WHAT’S GOING ON: It’s Dead Out There

The legacy of the Grateful Dead is well documented:

* Heart of the hippie culture that emerged from San Francisco in the late 1960s, and still going strong around the world

* Still performing in stadiums 27 years after frontman Jerry Garcia’s death, spawning numerous side projects and acolytes

* Released more than 200 albums, and counting

* Famous for allowing, nay, encouraging fans to record their concerts

* Legions of so-called “Deadheads” follow the band on tour, seeing every show, no two of which are the same

Not bad for a band that had, what, ONE top-10 hit? (Touch of Grey, 1987).

Ha! But of course it wasn’t about “hits.”

“For me it was about the songbook,” says local music expert Peter North. “To this day they’re one of the biggest grossing bands out there – so obviously this music resonates well beyond corporate pop culture.”

If anyone’s going to do a deep dive into the music of the Grateful Dead, it’s Peter North. The longtime former host of CKUA’s Dead Ends and Detours show speaks of the Dead’s many musical journeys, and promises a “good representation of Edmonton talent” for the Dead Ends Live festival March 18-19 he’s co-producing at the Chateau Lacombe Ballroom and the nearby McDougall United Church. It will include The McDades (above) recast as the “McDeads” for a Saturday night tribute show (the band is also staging its CD release on Friday) along with the “Without a Net” jam on Saturday afternoon with ringers like Harry Manx, Mark Hummel, and Gordie Matthews doing their best to embody the “jam band” spirit the Dead stands for.

“That element of improvisation plays a big role in the Grateful Dead,” North says. “What I get a kick out of is how they let everything out of the barn whether it’s ready or not. That’s a rare thing.”

The legacy of Iron Maiden is also well documented – I’m just not going to do that again here.

Suffice to say it’s so large that its frontman Bruce Dickinson is a draw in his own right – coming to tell stories at the Winspear Centre on Friday, March 18. 

Bruce is not just a prolific singer, songwriter, producer and performer – he’s a goddamned pilot, licensed to fly the biggest aircraft in the world. Also author, artist, you name it; he’s a true Renaissance Man – sometimes literally given certain Medieval fantasy themes in the lyrics of Iron Maiden. Fish Griwkowsky talked to him in a recent Edmonton Journal interview.

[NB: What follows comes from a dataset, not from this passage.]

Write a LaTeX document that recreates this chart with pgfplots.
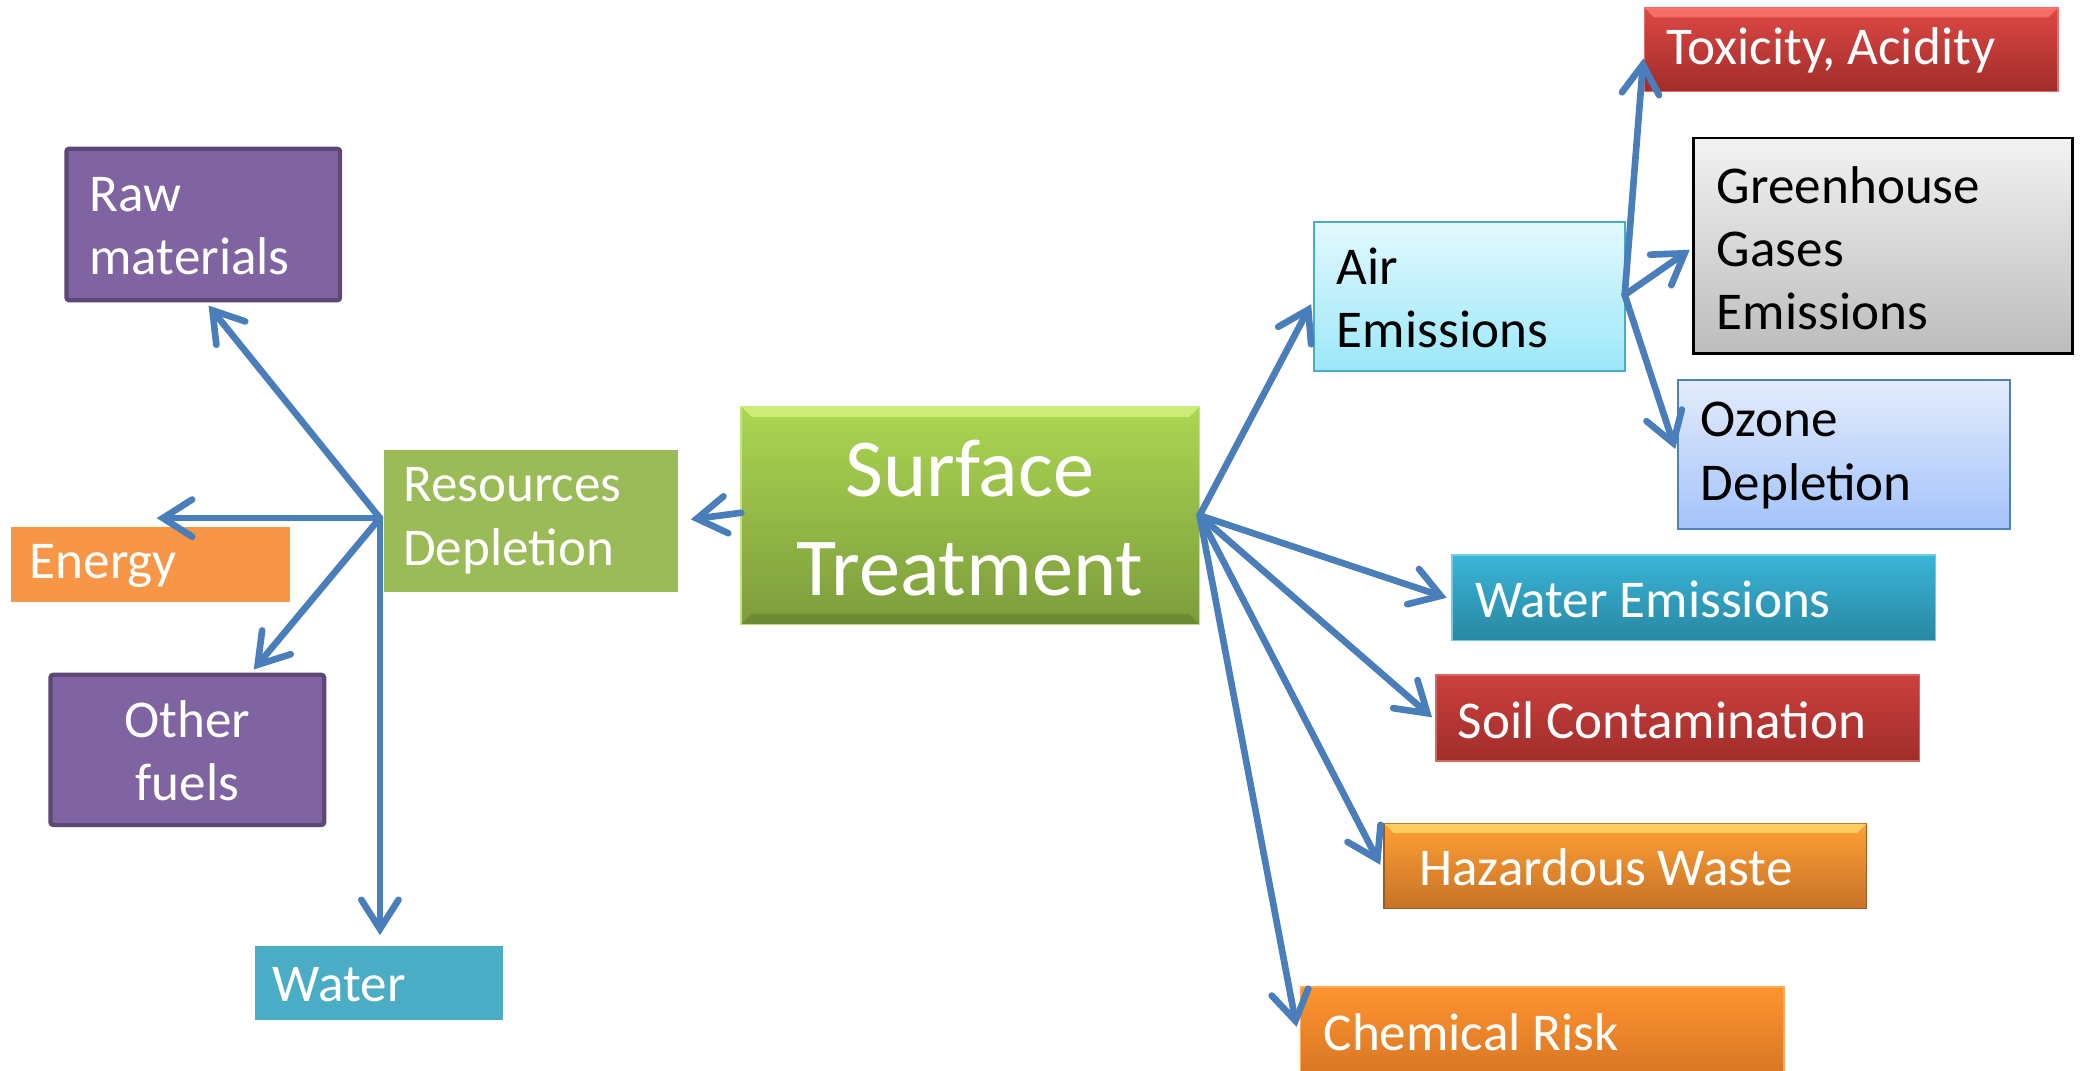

Fun fact: At the last show I saw – in 2016 at the doomed Rexall Place, where Bruce compared the closing of the building to the fall of the Berlin Wall – it was basically 95% white guys. Fathers and sons, it looked like, all of them in black T-shirts. Why this is the case remains a mystery. Perhaps it has something to do with nerd culture? Maiden is basically a horror comic set to music. But while nerd culture was once considered hallmark of manhood, or protracted boyhood, at least, you always see lots of women at the Comic-Cons (thanks to Anime, I suspect), so who knows?